The Prius of Power Plants
The California Energy Commission has greenlighted an application to build the U.S.'s first solar-natural gas hybrid power plant in Southern California's High Desert. The plant will be built on a former Air Force Base outside Victorville - about 100 miles northeast of Los Angeles - and would integrate a 50-megawatt solar trough power station into a 500-megawatt natural gas-fired plant. Solar energy would produce 10 percent of the plant's electricity during peak demand times to lower greenhouse gas emissions from the facility, according to the application. The project is being developed by Newport Beach's Inland Energy for the city of Victorville. "We felt there was a direct analogy between the way renewable resources are used and hybrid cars," Inland Energy executive VP Tom Barnett told Green Wombat. "Electric cars have their limitations but hybrids have taken off. We felt same concept applied to a power plant. We have a solar power plant with the reliability of a combined natural gas cycle plant. We set out to figure out how to integrate solar thermal with gas."
The Victorville 2 plant will use solar trough technology. Fields of parabolic mirrors heat oil or another liquid to create steam that drives an electricity-generating turbine. Several solar trough power plants built in the nearby Mojave Desert in the 1980s and '90s by Luz continue to operate. Some of those plants use natural gas to extend their operating time - say, when its cloudy or when the sun begins to set. So why did Inland Energy decide to make solar a relatively small part of its plant rather than the main power producer? Reliability, says Barnett. "We really didn’t like that idea because we wanted the ability to provide a baseload plant." In other words, Victorville 2 will generate power 24/7. While the plant will supply electricity to the local area, it also will connect to the grid operated by Southern California Edison (EIX), the utility that powers Los Angeles. "We have the best solar resources in world located in close proximity to one of world’s largest cites," Barnett notes. "The fact that we’re just over the hill from L.A. makes this a valuable resource."
And building a solar-powered conventional natural gas plant means that that it may qualify for a federal investment tax credit.
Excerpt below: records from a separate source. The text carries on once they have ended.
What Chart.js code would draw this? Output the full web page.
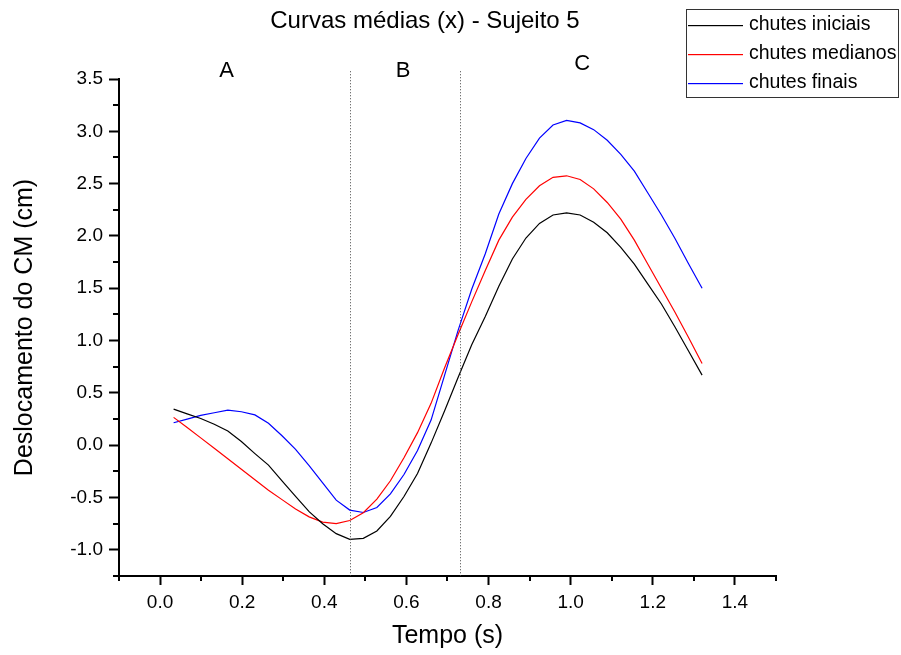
<!DOCTYPE html>
<html>
<head>
<meta charset="utf-8">
<title>Curvas médias (x) - Sujeito 5</title>
<script src="https://cdn.jsdelivr.net/npm/chart.js@4"></script>
<style>
  html, body { margin: 0; padding: 0; background: #fff; }
  #wrap { width: 901px; height: 655px; }
</style>
</head>
<body>
<div id="wrap"><canvas id="chart"></canvas></div>
<script>
// Time samples (s)
const tempo = [0.033, 0.066, 0.099, 0.132, 0.165, 0.198, 0.231, 0.264, 0.297, 0.330,
               0.363, 0.396, 0.429, 0.462, 0.495, 0.528, 0.561, 0.594, 0.627, 0.660,
               0.693, 0.726, 0.759, 0.792, 0.825, 0.858, 0.891, 0.924, 0.957, 0.990,
               1.023, 1.056, 1.089, 1.122, 1.155, 1.188, 1.221, 1.254, 1.287, 1.320];

// Mean CM displacement (cm)
const chutesIniciais = [0.345, 0.30, 0.255, 0.20, 0.135, 0.035, -0.08, -0.19, -0.34, -0.49,
                        -0.635, -0.75, -0.845, -0.90, -0.89, -0.82, -0.68, -0.49, -0.27, 0.02,
                        0.33, 0.65, 0.96, 1.23, 1.52, 1.78, 1.98, 2.12, 2.20, 2.22,
                        2.20, 2.13, 2.03, 1.89, 1.73, 1.54, 1.35, 1.13, 0.90, 0.67];
const chutesMedianos = [0.266, 0.17, 0.07, -0.03, -0.13, -0.23, -0.33, -0.43, -0.52, -0.61,
                        -0.685, -0.735, -0.75, -0.72, -0.645, -0.515, -0.34, -0.12, 0.12, 0.40,
                        0.74, 1.06, 1.37, 1.67, 1.96, 2.18, 2.35, 2.48, 2.56, 2.575,
                        2.54, 2.45, 2.32, 2.16, 1.96, 1.73, 1.50, 1.27, 1.03, 0.78];
const chutesFinais = [0.215, 0.25, 0.285, 0.31, 0.335, 0.32, 0.29, 0.21, 0.09, -0.04,
                      -0.195, -0.36, -0.525, -0.62, -0.643, -0.595, -0.465, -0.28, -0.05, 0.24,
                      0.67, 1.10, 1.49, 1.83, 2.21, 2.50, 2.74, 2.935, 3.06, 3.105,
                      3.08, 3.016, 2.914, 2.78, 2.62, 2.41, 2.20, 1.975, 1.735, 1.50];

const seriesLabels = ['chutes iniciais', 'chutes medianos', 'chutes finais'];
const seriesColors = ['#000000', '#ff0000', '#0000ff'];

// Axis ticks
const xTicks = [0.0, 0.2, 0.4, 0.6, 0.8, 1.0, 1.2, 1.4];
const xMinorTicks = [-0.1, 0.1, 0.3, 0.5, 0.7, 0.9, 1.1, 1.3, 1.5];
const yTicks = [-1.0, -0.5, 0.0, 0.5, 1.0, 1.5, 2.0, 2.5, 3.0, 3.5];
const yMinorTicks = [-1.25, -0.75, -0.25, 0.25, 0.75, 1.25, 1.75, 2.25, 2.75, 3.25];

// Phase dividers and labels
const dividerX = [0.463, 0.731];
const phaseLabels = ['A', 'B', 'C'];
const phaseX = [0.162, 0.592, 1.028];
const phaseY = [3.574, 3.574, 3.646];

const FONT = '"Liberation Sans", Arial, sans-serif';

function toPoints(ys) {
    return tempo.map((t, i) => ({ x: t, y: ys[i] }));
}

// Draws minor ticks, dotted dividers, phase letters, title and legend box
const decorPlugin = {
    id: 'decor',
    afterDraw(chart) {
        const ctx = chart.ctx;
        const xs = chart.scales.x;
        const ys = chart.scales.y;
        const area = chart.chartArea;

        ctx.save();
        ctx.strokeStyle = '#000';
        ctx.lineWidth = 2;
        ctx.beginPath();
        xMinorTicks.forEach(v => {
            const px = Math.round(xs.getPixelForValue(v));
            ctx.moveTo(px, area.bottom);
            ctx.lineTo(px, area.bottom + 5);
        });
        yMinorTicks.forEach(v => {
            const py = Math.round(ys.getPixelForValue(v));
            ctx.moveTo(area.left, py);
            ctx.lineTo(area.left - 6, py);
        });
        ctx.stroke();

        // dotted dividers
        ctx.strokeStyle = '#444';
        ctx.lineWidth = 1;
        ctx.setLineDash([1, 2]);
        ctx.beginPath();
        dividerX.forEach(v => {
            const px = Math.round(xs.getPixelForValue(v)) + 0.5;
            ctx.moveTo(px, ys.getPixelForValue(phaseY[0]));
            ctx.lineTo(px, area.bottom);
        });
        ctx.stroke();
        ctx.setLineDash([]);

        // phase letters
        ctx.fillStyle = '#000';
        ctx.font = '22px ' + FONT;
        ctx.textAlign = 'center';
        ctx.textBaseline = 'middle';
        phaseLabels.forEach((lab, i) => {
            ctx.fillText(lab, xs.getPixelForValue(phaseX[i]), ys.getPixelForValue(phaseY[i]));
        });

        // title
        ctx.font = '24px ' + FONT;
        ctx.fillText('Curvas médias (x) - Sujeito 5', 425, 21);

        // legend
        ctx.strokeStyle = '#333';
        ctx.lineWidth = 1;
        ctx.strokeRect(686.5, 9.5, 212, 88);
        ctx.font = '19.5px ' + FONT;
        ctx.textAlign = 'left';
        seriesLabels.forEach((lab, i) => {
            const y = 25 + i * 29;
            ctx.fillStyle = seriesColors[i];
            ctx.fillRect(688, y, 55, 1.2);
            ctx.fillStyle = '#000';
            ctx.fillText(lab, 749, y);
        });
        ctx.restore();
    }
};

const ctx = document.getElementById('chart');
new Chart(ctx, {
    type: 'scatter',
    data: {
        datasets: [chutesIniciais, chutesMedianos, chutesFinais].map((ys, i) => ({
            label: seriesLabels[i],
            data: toPoints(ys),
            showLine: true,
            borderColor: seriesColors[i],
            backgroundColor: seriesColors[i],
            borderWidth: 1.2,
            pointRadius: 0,
            tension: 0
        }))
    },
    options: {
        responsive: true,
        maintainAspectRatio: false,
        animation: false,
        layout: { padding: { top: 79, right: 125, left: 0, bottom: 0 } },
        plugins: {
            legend: { display: false },
            title: { display: false },
            tooltip: { enabled: false }
        },
        scales: {
            x: {
                type: 'linear',
                min: -0.1,
                max: 1.5,
                afterBuildTicks: scale => { scale.ticks = xTicks.map(v => ({ value: v })); },
                afterFit: scale => { scale.height = 79; },
                grid: { drawOnChartArea: false, drawTicks: true, tickLength: 9, tickWidth: 2, tickColor: '#000' },
                border: { color: '#000', width: 2 },
                ticks: {
                    color: '#000',
                    padding: 6,
                    font: { family: FONT, size: 19 },
                    callback: v => v.toFixed(1)
                },
                title: {
                    display: true,
                    text: 'Tempo (s)',
                    color: '#000',
                    font: { family: FONT, size: 25 },
                    padding: { top: 0, bottom: 4 }
                }
            },
            y: {
                type: 'linear',
                min: -1.25,
                max: 3.5,
                afterBuildTicks: scale => { scale.ticks = yTicks.map(v => ({ value: v })); },
                afterFit: scale => { scale.width = 119; },
                grid: { drawOnChartArea: false, drawTicks: true, tickLength: 10, tickWidth: 2, tickColor: '#000' },
                border: { color: '#000', width: 2 },
                ticks: {
                    color: '#000',
                    padding: 6,
                    font: { family: FONT, size: 19 },
                    callback: v => v.toFixed(1)
                },
                title: {
                    display: true,
                    text: 'Deslocamento do CM (cm)',
                    color: '#000',
                    font: { family: FONT, size: 25 },
                    padding: { top: 10, bottom: 0 }
                }
            }
        }
    },
    plugins: [decorPlugin]
});
</script>
</body>
</html>
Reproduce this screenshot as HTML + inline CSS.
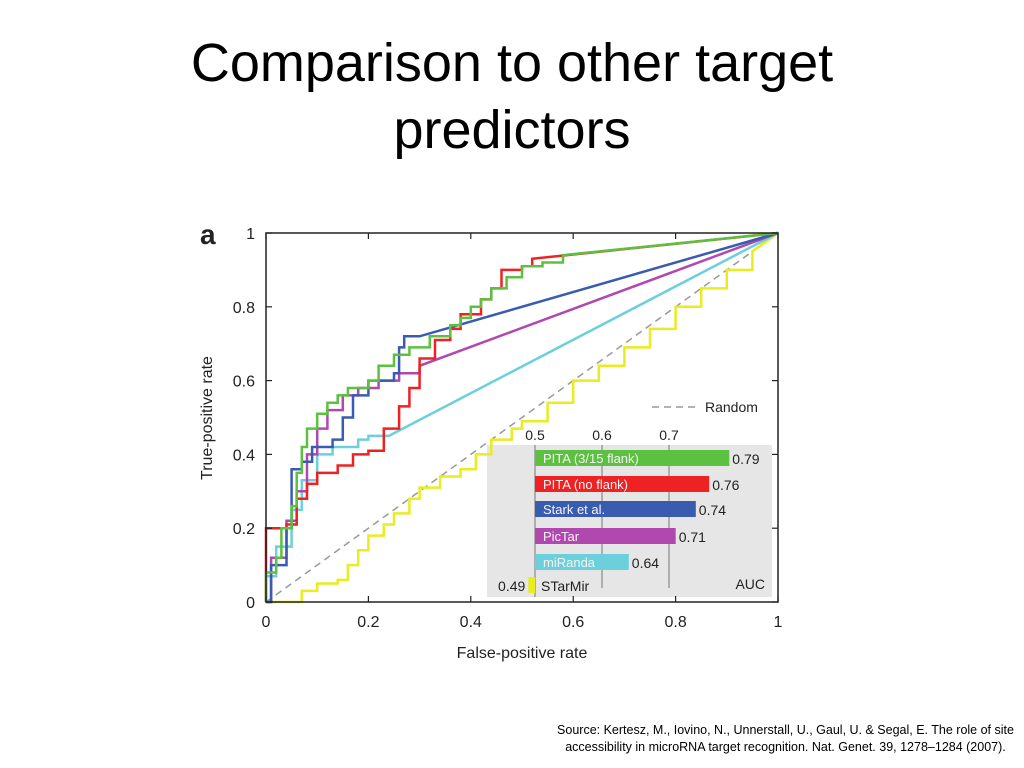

The solar component will also be attractive to California's investor-owned utilties, which must get 20 percent of their electricty from renewable sources by 2010 and 30 percent by 2030. "We hoped initially that we would have been able to put a much larger solar facility in the overall plant, but we felt 50 megawatts was the optimal ratio," Barnett says, noting it may be possible to eventually expand the size of the solar fields at the plant, set to begin operation in 2010. He sees opportunity to build more hybrid plants or retrofit existing plants that supply power to PG&E (PCG), San Diego Gas & Electric (SRE) and other utilities. "There's a land rush on for solar," he says. "Everyone's looking at this."